- **Available data**
********
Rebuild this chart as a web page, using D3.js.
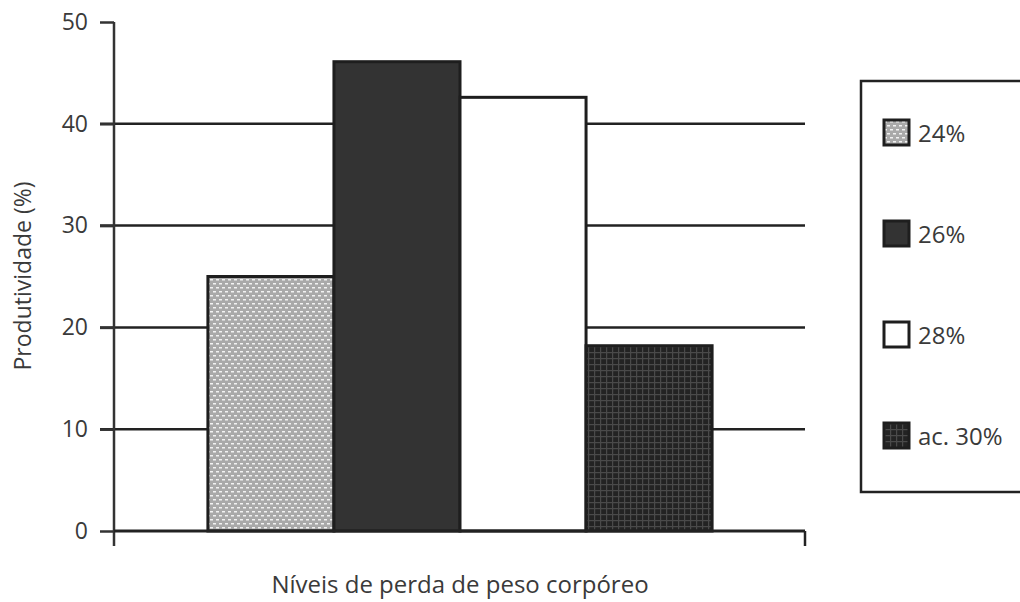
<!DOCTYPE html>
<html>
<head>
<meta charset="utf-8">
<script src="https://cdn.jsdelivr.net/npm/d3@7"></script>
<style>
  body { margin: 0; background: #fff; }
  text { font-family: "Open Sans", Lato, sans-serif; fill: #3a3a3a; }
</style>
</head>
<body>
<div id="chart"></div>
<script>
// data
var categories = ["24%", "26%", "28%", "ac. 30%"];
var values = [25, 46.1, 42.6, 18.2];
var yTicks = [0, 10, 20, 30, 40, 50];
var fills = ["url(#dots)", "#333333", "#ffffff", "url(#grid)"];

var svgWidth = 1020;
var svgHeight = 602;
var margin = { top: 22, right: 214, bottom: 71, left: 114 };
var width = svgWidth - margin.left - margin.right;
var height = svgHeight - margin.top - margin.bottom;

var svg = d3.select("#chart")
  .append("svg")
  .attr("width", svgWidth)
  .attr("height", svgHeight);

// patterns
var defs = svg.append("defs");
var dots = defs.append("pattern")
  .attr("id", "dots")
  .attr("patternUnits", "userSpaceOnUse")
  .attr("width", 6).attr("height", 8);
dots.append("rect").attr("width", 6).attr("height", 8).attr("fill", "#a9a9a9");
dots.append("rect").attr("x", 0).attr("y", 1).attr("width", 3).attr("height", 1.5).attr("fill", "#f2f2f2");
dots.append("rect").attr("x", 3).attr("y", 5).attr("width", 3).attr("height", 1.5).attr("fill", "#f2f2f2");

var grid = defs.append("pattern")
  .attr("id", "grid")
  .attr("patternUnits", "userSpaceOnUse")
  .attr("width", 6).attr("height", 6);
grid.append("rect").attr("width", 6).attr("height", 6).attr("fill", "#232323");
grid.append("rect").attr("x", 0).attr("y", 0).attr("width", 1.2).attr("height", 6).attr("fill", "#4a4a4a");
grid.append("rect").attr("x", 0).attr("y", 0).attr("width", 6).attr("height", 1.2).attr("fill", "#4a4a4a");

var chartGroup = svg.append("g")
  .attr("transform", `translate(${margin.left}, ${margin.top})`);

var xScale = d3.scaleBand()
  .domain(categories)
  .range([0, width])
  .paddingInner(0)
  .paddingOuter(0.745);

var yScale = d3.scaleLinear()
  .domain([0, 50])
  .range([height, 0]);

// gridlines
chartGroup.selectAll(".gridline")
  .data(yTicks.filter(d => d > 0 && d < 50))
  .enter()
  .append("line")
  .attr("x1", -14)
  .attr("x2", width - 1)
  .attr("y1", d => yScale(d))
  .attr("y2", d => yScale(d))
  .attr("stroke", "#222")
  .attr("stroke-width", 2.5);

// bars
chartGroup.selectAll("rect.bar")
  .data(values)
  .enter()
  .append("rect")
  .attr("class", "bar")
  .attr("x", (d, i) => xScale(categories[i]))
  .attr("y", d => yScale(d))
  .attr("width", xScale.bandwidth())
  .attr("height", d => height - yScale(d))
  .attr("fill", (d, i) => fills[i])
  .attr("stroke", "#1e1e1e")
  .attr("stroke-width", 3);

// y axis
var leftAxis = d3.axisLeft(yScale).tickValues(yTicks).tickSize(14).tickPadding(12);
var yAxis = chartGroup.append("g").call(leftAxis);
yAxis.select(".domain").remove();
yAxis.selectAll(".tick line").attr("stroke", "#333").attr("stroke-width", 2.5);
yAxis.selectAll(".tick text").attr("font-size", 23).style("font-family", "'Open Sans', Lato, sans-serif").attr("fill", "#3a3a3a");
chartGroup.append("line")
  .attr("x1", 0).attr("x2", 0)
  .attr("y1", 0).attr("y2", height + 15)
  .attr("stroke", "#333").attr("stroke-width", 2.5);

// x axis
chartGroup.append("line")
  .attr("x1", 0).attr("x2", width - 1)
  .attr("y1", height).attr("y2", height)
  .attr("stroke", "#222").attr("stroke-width", 3);
chartGroup.append("line")
  .attr("x1", width - 1).attr("x2", width - 1)
  .attr("y1", height).attr("y2", height + 15)
  .attr("stroke", "#222").attr("stroke-width", 2.5);

// axis titles
svg.append("text")
  .attr("x", 460)
  .attr("y", 593)
  .attr("text-anchor", "middle")
  .attr("font-size", 24)
  .text("Níveis de perda de peso corpóreo");

svg.append("text")
  .attr("transform", "translate(31, 276) rotate(-90)")
  .attr("text-anchor", "middle")
  .attr("font-size", 23)
  .text("Produtividade (%)");

// legend
var legend = svg.append("g");
legend.append("rect")
  .attr("x", 861).attr("y", 81)
  .attr("width", 180).attr("height", 411)
  .attr("fill", "none")
  .attr("stroke", "#222").attr("stroke-width", 2.5);

var legendItems = legend.selectAll(".item")
  .data(categories)
  .enter()
  .append("g")
  .attr("transform", (d, i) => `translate(884, ${120 + i * 101})`);

legendItems.append("rect")
  .attr("width", 25).attr("height", 25)
  .attr("fill", (d, i) => fills[i])
  .attr("stroke", "#1e1e1e").attr("stroke-width", 3);

legendItems.append("text")
  .attr("x", 34)
  .attr("y", 22)
  .attr("font-size", 24)
  .text(d => d);
</script>
</body>
</html>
********
- **The exercise**
All of the data needs repeating exactly, but the pictures do not.

- **The response**
Rebuild this chart as a web page, using D3.js.
<!DOCTYPE html>
<html>
<head>
<meta charset="utf-8">
<script src="https://cdn.jsdelivr.net/npm/d3@7"></script>
<style>
  body { margin: 0; background: #fff; }
  text { font-family: "Open Sans", Lato, sans-serif; fill: #3a3a3a; }
</style>
</head>
<body>
<div id="chart"></div>
<script>
// data
var categories = ["24%", "26%", "28%", "ac. 30%"];
var values = [25, 46.1, 42.6, 18.2];
var yTicks = [0, 10, 20, 30, 40, 50];
var fills = ["url(#dots)", "#333333", "#ffffff", "url(#grid)"];

var svgWidth = 1020;
var svgHeight = 602;
var margin = { top: 22, right: 214, bottom: 71, left: 114 };
var width = svgWidth - margin.left - margin.right;
var height = svgHeight - margin.top - margin.bottom;

var svg = d3.select("#chart")
  .append("svg")
  .attr("width", svgWidth)
  .attr("height", svgHeight);

// patterns
var defs = svg.append("defs");
var dots = defs.append("pattern")
  .attr("id", "dots")
  .attr("patternUnits", "userSpaceOnUse")
  .attr("width", 6).attr("height", 8);
dots.append("rect").attr("width", 6).attr("height", 8).attr("fill", "#a9a9a9");
dots.append("rect").attr("x", 0).attr("y", 1).attr("width", 3).attr("height", 1.5).attr("fill", "#f2f2f2");
dots.append("rect").attr("x", 3).attr("y", 5).attr("width", 3).attr("height", 1.5).attr("fill", "#f2f2f2");

var grid = defs.append("pattern")
  .attr("id", "grid")
  .attr("patternUnits", "userSpaceOnUse")
  .attr("width", 6).attr("height", 6);
grid.append("rect").attr("width", 6).attr("height", 6).attr("fill", "#232323");
grid.append("rect").attr("x", 0).attr("y", 0).attr("width", 1.2).attr("height", 6).attr("fill", "#4a4a4a");
grid.append("rect").attr("x", 0).attr("y", 0).attr("width", 6).attr("height", 1.2).attr("fill", "#4a4a4a");

var chartGroup = svg.append("g")
  .attr("transform", `translate(${margin.left}, ${margin.top})`);

var xScale = d3.scaleBand()
  .domain(categories)
  .range([0, width])
  .paddingInner(0)
  .paddingOuter(0.745);

var yScale = d3.scaleLinear()
  .domain([0, 50])
  .range([height, 0]);

// gridlines
chartGroup.selectAll(".gridline")
  .data(yTicks.filter(d => d > 0 && d < 50))
  .enter()
  .append("line")
  .attr("x1", -14)
  .attr("x2", width - 1)
  .attr("y1", d => yScale(d))
  .attr("y2", d => yScale(d))
  .attr("stroke", "#222")
  .attr("stroke-width", 2.5);

// bars
chartGroup.selectAll("rect.bar")
  .data(values)
  .enter()
  .append("rect")
  .attr("class", "bar")
  .attr("x", (d, i) => xScale(categories[i]))
  .attr("y", d => yScale(d))
  .attr("width", xScale.bandwidth())
  .attr("height", d => height - yScale(d))
  .attr("fill", (d, i) => fills[i])
  .attr("stroke", "#1e1e1e")
  .attr("stroke-width", 3);

// y axis
var leftAxis = d3.axisLeft(yScale).tickValues(yTicks).tickSize(14).tickPadding(12);
var yAxis = chartGroup.append("g").call(leftAxis);
yAxis.select(".domain").remove();
yAxis.selectAll(".tick line").attr("stroke", "#333").attr("stroke-width", 2.5);
yAxis.selectAll(".tick text").attr("font-size", 23).style("font-family", "'Open Sans', Lato, sans-serif").attr("fill", "#3a3a3a");
chartGroup.append("line")
  .attr("x1", 0).attr("x2", 0)
  .attr("y1", 0).attr("y2", height + 15)
  .attr("stroke", "#333").attr("stroke-width", 2.5);

// x axis
chartGroup.append("line")
  .attr("x1", 0).attr("x2", width - 1)
  .attr("y1", height).attr("y2", height)
  .attr("stroke", "#222").attr("stroke-width", 3);
chartGroup.append("line")
  .attr("x1", width - 1).attr("x2", width - 1)
  .attr("y1", height).attr("y2", height + 15)
  .attr("stroke", "#222").attr("stroke-width", 2.5);

// axis titles
svg.append("text")
  .attr("x", 460)
  .attr("y", 593)
  .attr("text-anchor", "middle")
  .attr("font-size", 24)
  .text("Níveis de perda de peso corpóreo");

svg.append("text")
  .attr("transform", "translate(31, 276) rotate(-90)")
  .attr("text-anchor", "middle")
  .attr("font-size", 23)
  .text("Produtividade (%)");

// legend
var legend = svg.append("g");
legend.append("rect")
  .attr("x", 861).attr("y", 81)
  .attr("width", 180).attr("height", 411)
  .attr("fill", "none")
  .attr("stroke", "#222").attr("stroke-width", 2.5);

var legendItems = legend.selectAll(".item")
  .data(categories)
  .enter()
  .append("g")
  .attr("transform", (d, i) => `translate(884, ${120 + i * 101})`);

legendItems.append("rect")
  .attr("width", 25).attr("height", 25)
  .attr("fill", (d, i) => fills[i])
  .attr("stroke", "#1e1e1e").attr("stroke-width", 3);

legendItems.append("text")
  .attr("x", 34)
  .attr("y", 22)
  .attr("font-size", 24)
  .text(d => d);
</script>
</body>
</html>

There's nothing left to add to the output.